Quel pécheur est armé d’un privilège tel ?
Du fond de quel palais ? du haut de quel autel ?
Quel cœur est assez pur pour qu’on l’en investisse ?
Quel juste est assez Dieu pour rendre la justice ?

Ce n’est certes pas dans la bouche d’un fou que M. Richepin a voulu mettre ces belles paroles. Et cependant, au même moment, don Quichotte délivre les galériens, vient de charger sur les moulins à vent, de préparer le baume de Fier à Bras, et s’écrie :

Je serai, cœur fondu que la prière embrase,
Face à face avec Dieu dans l’horreur et l’extase.

Mais bientôt il sent lui-même la raison revenir.

Je cesse d’être fou. Loin des songes menteurs
Je ne crois plus à vous, chevaliers enchanteurs,
Géans, et je ne crois plus même aux Dulcinées.
Mais, comme à l’humble temps de mes sages années,
Je reprends, pour mourir, dans la paix m’endormant,
Mon nom de Quijada, le bon tout bonnement.

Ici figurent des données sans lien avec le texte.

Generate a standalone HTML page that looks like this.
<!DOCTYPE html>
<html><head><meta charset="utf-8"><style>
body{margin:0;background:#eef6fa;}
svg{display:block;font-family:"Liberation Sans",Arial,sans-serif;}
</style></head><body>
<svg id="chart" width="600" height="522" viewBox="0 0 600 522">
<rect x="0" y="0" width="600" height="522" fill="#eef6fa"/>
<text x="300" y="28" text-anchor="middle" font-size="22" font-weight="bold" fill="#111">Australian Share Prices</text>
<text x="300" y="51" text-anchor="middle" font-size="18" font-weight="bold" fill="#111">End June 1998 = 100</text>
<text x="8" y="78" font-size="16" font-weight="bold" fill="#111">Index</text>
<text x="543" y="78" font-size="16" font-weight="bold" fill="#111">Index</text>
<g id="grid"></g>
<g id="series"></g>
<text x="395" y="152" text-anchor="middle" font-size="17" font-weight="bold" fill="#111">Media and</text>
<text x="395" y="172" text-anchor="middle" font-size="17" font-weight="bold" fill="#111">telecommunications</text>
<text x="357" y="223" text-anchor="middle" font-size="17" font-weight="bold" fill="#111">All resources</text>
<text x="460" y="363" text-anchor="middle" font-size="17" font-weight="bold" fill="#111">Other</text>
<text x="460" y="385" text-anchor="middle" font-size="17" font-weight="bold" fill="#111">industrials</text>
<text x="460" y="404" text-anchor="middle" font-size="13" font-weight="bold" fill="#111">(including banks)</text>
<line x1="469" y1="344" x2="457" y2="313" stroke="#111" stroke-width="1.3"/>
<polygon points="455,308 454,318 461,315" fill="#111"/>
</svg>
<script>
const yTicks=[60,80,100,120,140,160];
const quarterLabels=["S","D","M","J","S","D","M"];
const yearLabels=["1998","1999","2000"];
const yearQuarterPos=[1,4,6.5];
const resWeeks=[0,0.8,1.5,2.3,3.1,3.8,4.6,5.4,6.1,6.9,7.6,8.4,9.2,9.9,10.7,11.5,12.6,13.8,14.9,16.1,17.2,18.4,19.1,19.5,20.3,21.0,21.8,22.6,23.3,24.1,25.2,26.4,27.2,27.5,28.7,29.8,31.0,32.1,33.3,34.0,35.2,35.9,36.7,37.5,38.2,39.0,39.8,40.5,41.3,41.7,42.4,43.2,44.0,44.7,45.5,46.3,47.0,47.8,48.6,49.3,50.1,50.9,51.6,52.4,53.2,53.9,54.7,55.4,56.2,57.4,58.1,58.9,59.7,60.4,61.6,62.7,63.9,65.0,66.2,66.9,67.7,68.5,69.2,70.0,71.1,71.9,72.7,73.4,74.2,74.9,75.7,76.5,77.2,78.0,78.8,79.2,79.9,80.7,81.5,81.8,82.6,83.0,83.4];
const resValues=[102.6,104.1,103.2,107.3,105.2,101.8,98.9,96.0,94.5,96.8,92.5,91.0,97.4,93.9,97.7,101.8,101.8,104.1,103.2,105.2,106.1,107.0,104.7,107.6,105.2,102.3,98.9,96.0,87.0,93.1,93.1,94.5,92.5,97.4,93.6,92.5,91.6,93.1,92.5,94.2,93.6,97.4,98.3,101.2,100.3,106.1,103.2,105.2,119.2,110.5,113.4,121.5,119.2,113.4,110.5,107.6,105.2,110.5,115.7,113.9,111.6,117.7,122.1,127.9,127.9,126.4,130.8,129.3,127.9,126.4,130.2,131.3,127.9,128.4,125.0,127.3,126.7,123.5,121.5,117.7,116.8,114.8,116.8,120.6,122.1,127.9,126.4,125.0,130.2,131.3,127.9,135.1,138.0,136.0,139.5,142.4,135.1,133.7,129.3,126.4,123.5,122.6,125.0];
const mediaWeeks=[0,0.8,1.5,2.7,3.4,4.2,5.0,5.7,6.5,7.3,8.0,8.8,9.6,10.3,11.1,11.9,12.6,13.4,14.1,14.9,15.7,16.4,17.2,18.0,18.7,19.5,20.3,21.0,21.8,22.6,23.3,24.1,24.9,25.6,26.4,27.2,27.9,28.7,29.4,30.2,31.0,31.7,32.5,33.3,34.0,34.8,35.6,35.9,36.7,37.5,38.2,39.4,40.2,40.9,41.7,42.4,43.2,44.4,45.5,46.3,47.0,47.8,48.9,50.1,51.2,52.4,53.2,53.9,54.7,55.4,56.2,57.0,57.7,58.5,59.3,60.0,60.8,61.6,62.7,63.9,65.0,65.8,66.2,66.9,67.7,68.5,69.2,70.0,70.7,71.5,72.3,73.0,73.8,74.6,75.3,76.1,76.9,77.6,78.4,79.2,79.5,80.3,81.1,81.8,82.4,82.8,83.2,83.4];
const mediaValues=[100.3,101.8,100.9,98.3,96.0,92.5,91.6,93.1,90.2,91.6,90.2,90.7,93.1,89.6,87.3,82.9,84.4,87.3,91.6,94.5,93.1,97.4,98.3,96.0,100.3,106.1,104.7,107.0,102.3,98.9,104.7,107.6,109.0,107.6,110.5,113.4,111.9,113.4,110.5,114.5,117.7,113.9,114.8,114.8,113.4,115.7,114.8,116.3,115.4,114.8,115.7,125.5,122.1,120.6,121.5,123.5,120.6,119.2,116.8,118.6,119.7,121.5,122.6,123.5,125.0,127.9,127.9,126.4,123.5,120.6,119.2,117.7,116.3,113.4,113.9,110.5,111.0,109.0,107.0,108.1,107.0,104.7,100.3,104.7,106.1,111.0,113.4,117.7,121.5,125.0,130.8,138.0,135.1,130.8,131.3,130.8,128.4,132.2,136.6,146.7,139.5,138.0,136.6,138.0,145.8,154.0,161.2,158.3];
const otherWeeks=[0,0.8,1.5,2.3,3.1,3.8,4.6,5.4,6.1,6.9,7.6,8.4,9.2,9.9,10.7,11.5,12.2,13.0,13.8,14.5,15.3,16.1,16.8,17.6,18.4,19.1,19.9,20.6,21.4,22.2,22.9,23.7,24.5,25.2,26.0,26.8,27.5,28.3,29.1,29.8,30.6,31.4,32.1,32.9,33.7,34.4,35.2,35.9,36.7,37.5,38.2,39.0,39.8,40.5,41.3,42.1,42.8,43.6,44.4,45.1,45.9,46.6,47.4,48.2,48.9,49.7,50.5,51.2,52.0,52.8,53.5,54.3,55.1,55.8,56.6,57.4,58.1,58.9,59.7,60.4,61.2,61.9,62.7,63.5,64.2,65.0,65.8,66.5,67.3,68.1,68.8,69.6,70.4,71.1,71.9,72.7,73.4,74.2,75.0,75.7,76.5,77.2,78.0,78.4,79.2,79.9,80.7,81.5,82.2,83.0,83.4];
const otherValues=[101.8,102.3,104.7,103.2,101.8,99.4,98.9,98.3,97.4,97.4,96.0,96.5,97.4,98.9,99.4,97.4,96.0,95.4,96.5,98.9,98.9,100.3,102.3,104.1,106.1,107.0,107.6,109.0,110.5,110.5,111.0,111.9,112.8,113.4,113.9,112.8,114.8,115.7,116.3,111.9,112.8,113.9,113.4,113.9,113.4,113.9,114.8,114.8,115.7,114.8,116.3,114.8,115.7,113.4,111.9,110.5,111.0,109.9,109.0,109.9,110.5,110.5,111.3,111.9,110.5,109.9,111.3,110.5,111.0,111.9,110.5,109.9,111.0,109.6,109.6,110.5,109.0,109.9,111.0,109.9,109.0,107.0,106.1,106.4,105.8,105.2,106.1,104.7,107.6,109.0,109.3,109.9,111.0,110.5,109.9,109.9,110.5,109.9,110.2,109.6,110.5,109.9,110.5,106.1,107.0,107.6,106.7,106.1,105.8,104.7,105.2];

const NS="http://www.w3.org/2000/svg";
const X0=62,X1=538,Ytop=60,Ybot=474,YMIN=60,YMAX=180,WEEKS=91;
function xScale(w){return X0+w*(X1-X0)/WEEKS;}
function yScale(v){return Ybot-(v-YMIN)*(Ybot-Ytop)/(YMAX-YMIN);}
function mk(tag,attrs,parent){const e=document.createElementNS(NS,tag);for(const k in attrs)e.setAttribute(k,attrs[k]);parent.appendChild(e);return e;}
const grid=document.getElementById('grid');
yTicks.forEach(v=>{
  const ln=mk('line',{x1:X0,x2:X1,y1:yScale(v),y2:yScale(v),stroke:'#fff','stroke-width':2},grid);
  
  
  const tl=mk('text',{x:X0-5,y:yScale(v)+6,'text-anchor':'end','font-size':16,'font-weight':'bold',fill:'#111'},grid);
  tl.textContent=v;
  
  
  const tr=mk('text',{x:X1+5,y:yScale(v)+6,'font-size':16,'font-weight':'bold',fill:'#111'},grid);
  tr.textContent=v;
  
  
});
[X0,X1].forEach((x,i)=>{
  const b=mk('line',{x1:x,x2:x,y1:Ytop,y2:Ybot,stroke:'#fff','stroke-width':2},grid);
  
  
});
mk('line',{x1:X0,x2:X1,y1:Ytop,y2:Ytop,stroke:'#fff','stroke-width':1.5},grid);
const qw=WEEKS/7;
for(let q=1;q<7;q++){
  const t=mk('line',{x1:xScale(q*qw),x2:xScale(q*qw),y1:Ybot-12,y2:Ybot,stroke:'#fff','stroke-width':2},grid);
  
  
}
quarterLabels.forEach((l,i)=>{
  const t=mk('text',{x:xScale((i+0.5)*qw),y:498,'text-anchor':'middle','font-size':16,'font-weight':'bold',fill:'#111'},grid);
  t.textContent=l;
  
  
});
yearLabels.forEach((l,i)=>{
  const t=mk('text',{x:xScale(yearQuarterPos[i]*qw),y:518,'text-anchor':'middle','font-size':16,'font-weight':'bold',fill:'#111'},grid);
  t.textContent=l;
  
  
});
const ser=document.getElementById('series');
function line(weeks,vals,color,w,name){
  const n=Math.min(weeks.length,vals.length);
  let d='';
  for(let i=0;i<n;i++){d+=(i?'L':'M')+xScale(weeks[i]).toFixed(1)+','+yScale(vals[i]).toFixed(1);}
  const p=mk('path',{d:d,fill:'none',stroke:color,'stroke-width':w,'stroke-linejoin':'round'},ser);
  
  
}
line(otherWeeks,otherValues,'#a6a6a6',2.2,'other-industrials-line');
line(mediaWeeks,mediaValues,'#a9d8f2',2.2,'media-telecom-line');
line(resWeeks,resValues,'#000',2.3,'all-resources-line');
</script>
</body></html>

Le revoilà avec autant de bon sens que Sancho. Nous sommes loin de l’asile et le poète lui fait faire un testament qui ne sera pas attaqué pour incapacité mentale de son auteur.

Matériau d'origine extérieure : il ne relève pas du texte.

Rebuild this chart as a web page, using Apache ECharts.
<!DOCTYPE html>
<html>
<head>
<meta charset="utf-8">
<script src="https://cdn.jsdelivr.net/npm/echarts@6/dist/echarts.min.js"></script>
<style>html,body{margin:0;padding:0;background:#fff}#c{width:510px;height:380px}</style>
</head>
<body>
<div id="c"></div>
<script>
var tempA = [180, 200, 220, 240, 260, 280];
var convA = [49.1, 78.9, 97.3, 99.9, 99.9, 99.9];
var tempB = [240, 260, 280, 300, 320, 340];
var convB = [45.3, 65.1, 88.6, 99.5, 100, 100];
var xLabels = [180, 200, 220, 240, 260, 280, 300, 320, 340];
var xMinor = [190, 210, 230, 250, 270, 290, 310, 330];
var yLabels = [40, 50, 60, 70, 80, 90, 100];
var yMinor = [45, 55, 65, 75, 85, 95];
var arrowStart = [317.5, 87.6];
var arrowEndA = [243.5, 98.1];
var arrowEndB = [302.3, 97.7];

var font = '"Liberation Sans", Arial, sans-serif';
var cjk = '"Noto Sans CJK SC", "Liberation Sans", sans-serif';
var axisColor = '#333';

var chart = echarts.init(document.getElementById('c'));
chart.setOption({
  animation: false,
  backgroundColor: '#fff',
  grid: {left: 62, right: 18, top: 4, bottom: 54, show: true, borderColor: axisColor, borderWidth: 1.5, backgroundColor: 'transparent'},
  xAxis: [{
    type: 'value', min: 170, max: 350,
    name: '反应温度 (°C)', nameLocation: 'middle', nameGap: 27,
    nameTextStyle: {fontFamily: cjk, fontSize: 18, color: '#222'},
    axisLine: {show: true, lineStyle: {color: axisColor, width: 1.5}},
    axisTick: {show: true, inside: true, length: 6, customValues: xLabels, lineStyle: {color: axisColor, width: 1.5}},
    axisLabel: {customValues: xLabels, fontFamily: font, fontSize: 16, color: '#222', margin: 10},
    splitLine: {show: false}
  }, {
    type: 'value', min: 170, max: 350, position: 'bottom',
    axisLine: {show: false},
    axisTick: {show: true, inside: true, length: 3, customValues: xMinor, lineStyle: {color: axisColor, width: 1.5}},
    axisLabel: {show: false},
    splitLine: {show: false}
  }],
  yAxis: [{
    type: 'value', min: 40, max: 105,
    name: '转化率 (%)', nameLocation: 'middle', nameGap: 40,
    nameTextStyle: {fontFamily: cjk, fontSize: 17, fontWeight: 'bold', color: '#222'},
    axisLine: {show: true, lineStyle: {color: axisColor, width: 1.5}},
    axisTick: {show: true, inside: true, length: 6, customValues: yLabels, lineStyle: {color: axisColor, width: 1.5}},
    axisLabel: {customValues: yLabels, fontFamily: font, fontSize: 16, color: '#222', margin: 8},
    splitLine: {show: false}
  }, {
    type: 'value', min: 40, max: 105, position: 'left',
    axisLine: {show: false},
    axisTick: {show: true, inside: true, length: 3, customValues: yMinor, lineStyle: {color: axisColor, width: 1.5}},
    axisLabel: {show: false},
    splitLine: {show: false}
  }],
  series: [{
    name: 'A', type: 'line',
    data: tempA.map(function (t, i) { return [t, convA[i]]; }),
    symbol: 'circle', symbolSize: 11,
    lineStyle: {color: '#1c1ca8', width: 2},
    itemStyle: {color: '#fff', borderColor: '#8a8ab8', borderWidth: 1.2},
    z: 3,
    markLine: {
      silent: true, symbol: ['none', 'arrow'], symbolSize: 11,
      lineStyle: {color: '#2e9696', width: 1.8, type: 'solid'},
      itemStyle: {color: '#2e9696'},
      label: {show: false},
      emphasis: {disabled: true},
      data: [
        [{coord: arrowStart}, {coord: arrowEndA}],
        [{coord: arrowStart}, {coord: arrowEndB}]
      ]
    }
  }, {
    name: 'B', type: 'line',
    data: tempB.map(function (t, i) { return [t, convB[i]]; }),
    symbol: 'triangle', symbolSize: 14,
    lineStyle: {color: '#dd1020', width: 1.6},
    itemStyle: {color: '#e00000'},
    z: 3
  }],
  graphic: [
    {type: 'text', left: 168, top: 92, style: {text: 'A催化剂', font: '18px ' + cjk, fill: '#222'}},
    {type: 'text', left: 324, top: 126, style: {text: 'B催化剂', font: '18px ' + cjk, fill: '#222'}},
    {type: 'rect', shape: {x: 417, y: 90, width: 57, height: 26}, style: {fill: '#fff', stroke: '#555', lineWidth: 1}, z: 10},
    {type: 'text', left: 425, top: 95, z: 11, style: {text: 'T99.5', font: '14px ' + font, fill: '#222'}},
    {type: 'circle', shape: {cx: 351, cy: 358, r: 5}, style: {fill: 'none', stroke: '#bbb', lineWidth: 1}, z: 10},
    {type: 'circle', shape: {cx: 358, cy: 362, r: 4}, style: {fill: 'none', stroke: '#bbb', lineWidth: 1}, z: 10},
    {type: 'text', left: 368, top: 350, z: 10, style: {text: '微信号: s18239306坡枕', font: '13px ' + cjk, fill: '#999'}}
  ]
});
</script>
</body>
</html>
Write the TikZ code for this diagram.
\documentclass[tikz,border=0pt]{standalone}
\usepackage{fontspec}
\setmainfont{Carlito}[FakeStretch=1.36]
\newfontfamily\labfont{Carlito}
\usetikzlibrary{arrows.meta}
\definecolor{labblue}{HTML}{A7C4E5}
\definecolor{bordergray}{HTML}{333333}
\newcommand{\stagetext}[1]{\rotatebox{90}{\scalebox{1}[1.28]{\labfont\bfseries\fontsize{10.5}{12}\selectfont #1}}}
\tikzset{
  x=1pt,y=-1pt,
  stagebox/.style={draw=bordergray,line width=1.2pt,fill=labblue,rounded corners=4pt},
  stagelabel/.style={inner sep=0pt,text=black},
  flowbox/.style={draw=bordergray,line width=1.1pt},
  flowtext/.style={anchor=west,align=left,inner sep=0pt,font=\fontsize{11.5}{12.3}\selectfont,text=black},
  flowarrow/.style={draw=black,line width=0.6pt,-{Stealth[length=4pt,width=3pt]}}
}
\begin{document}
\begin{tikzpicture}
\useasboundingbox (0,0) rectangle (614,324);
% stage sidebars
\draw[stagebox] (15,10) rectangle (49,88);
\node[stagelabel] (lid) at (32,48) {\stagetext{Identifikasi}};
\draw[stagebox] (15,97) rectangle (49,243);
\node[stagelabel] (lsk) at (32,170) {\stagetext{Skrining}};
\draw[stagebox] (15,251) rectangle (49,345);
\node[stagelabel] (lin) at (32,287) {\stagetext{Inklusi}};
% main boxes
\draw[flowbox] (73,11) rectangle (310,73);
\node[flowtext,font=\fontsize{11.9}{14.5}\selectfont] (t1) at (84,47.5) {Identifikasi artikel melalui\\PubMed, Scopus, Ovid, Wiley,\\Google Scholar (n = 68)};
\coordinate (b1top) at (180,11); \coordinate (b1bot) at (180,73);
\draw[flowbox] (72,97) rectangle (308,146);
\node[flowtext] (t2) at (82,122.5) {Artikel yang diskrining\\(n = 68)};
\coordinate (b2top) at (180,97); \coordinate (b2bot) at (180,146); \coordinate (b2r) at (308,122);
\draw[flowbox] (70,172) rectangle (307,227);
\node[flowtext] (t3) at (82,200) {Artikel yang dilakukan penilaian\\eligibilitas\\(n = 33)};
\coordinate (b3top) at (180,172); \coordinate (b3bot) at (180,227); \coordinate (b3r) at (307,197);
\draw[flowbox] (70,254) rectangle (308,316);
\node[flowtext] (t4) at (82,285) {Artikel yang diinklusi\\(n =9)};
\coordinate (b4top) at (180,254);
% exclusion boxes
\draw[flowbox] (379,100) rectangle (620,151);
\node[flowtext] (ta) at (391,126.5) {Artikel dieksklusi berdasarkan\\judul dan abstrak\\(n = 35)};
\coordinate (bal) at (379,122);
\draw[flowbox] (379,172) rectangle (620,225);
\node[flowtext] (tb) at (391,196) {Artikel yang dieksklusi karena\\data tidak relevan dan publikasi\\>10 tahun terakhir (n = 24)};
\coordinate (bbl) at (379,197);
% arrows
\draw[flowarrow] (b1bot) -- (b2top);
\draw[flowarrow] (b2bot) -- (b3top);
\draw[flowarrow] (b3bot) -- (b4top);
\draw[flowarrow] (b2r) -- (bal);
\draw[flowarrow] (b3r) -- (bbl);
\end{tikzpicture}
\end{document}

En réalité, don Quichotte de la Manche, ce « chevalier de l’Illusion folle, qui sera un jour la sagesse » est le type accompli de ces demi-fous[1] qui, depuis la création du monde ou du moins depuis la naissance de la littérature, « fourmillent » dans le livre et au théâtre.

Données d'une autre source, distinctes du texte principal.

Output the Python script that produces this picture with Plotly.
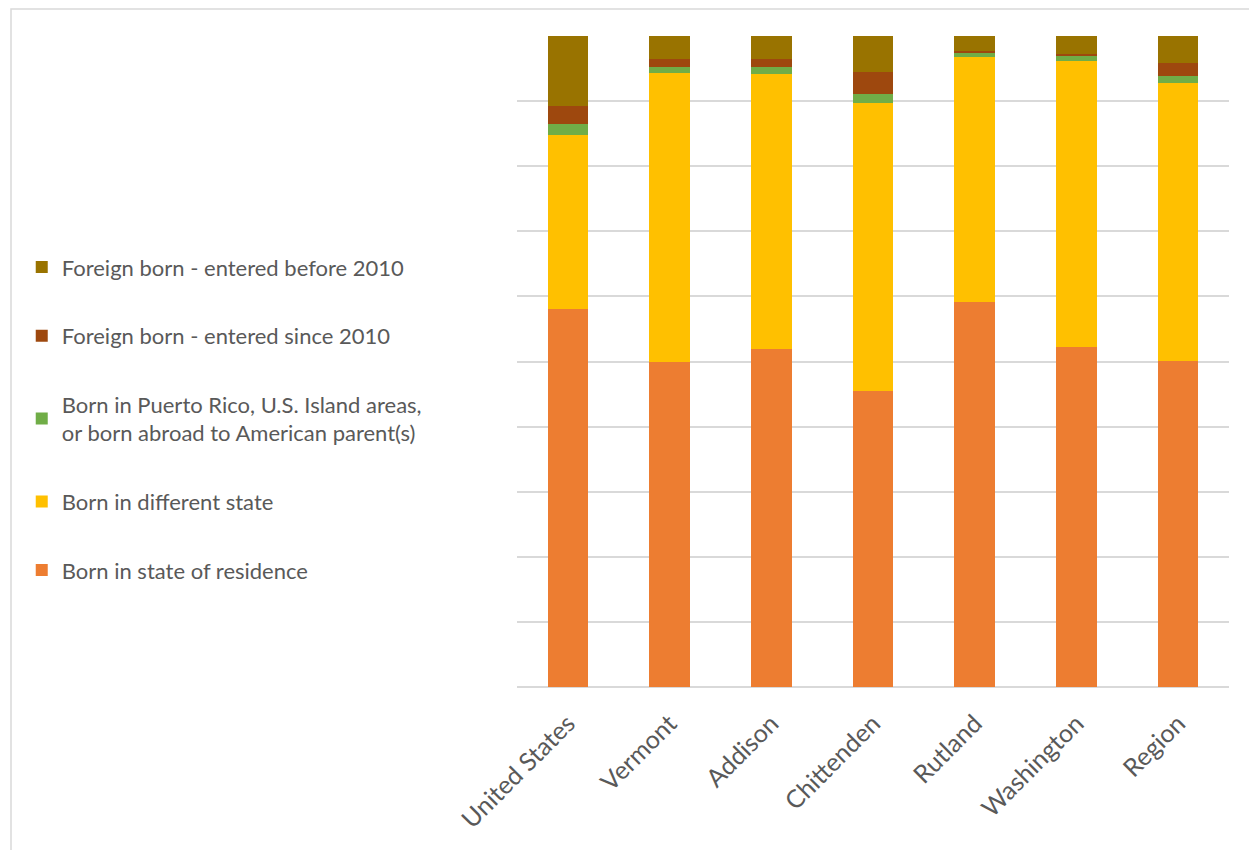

Dans sa belle étude sur la Psychologie des romanciers russes du xixe siècle, Ossip Lourié a bien montré qu’« aucune littérature n’offre autant de cas de pathologie de la volonté que la littérature russe. » Il cite cette phrase du psychiatre Orchansky : « C’est la petite partie des aliénés, qui se trouve, en Russie, dans les maisons de santé ; au contraire, une grande masse de plusieurs centaines de mille de ces invalides d’esprit

  1. Je parle du don Quichotte de M. Jean Richepin. Le héros de Cervantes se rapproche beaucoup plus du vrai fou. — Voyez, sur la psychopathie du don Quichotte espagnol, la Chronique médicale (15 mars 1895 et 1er novembre 1905) et la thèse de Villechauvaix (Paris, 1898).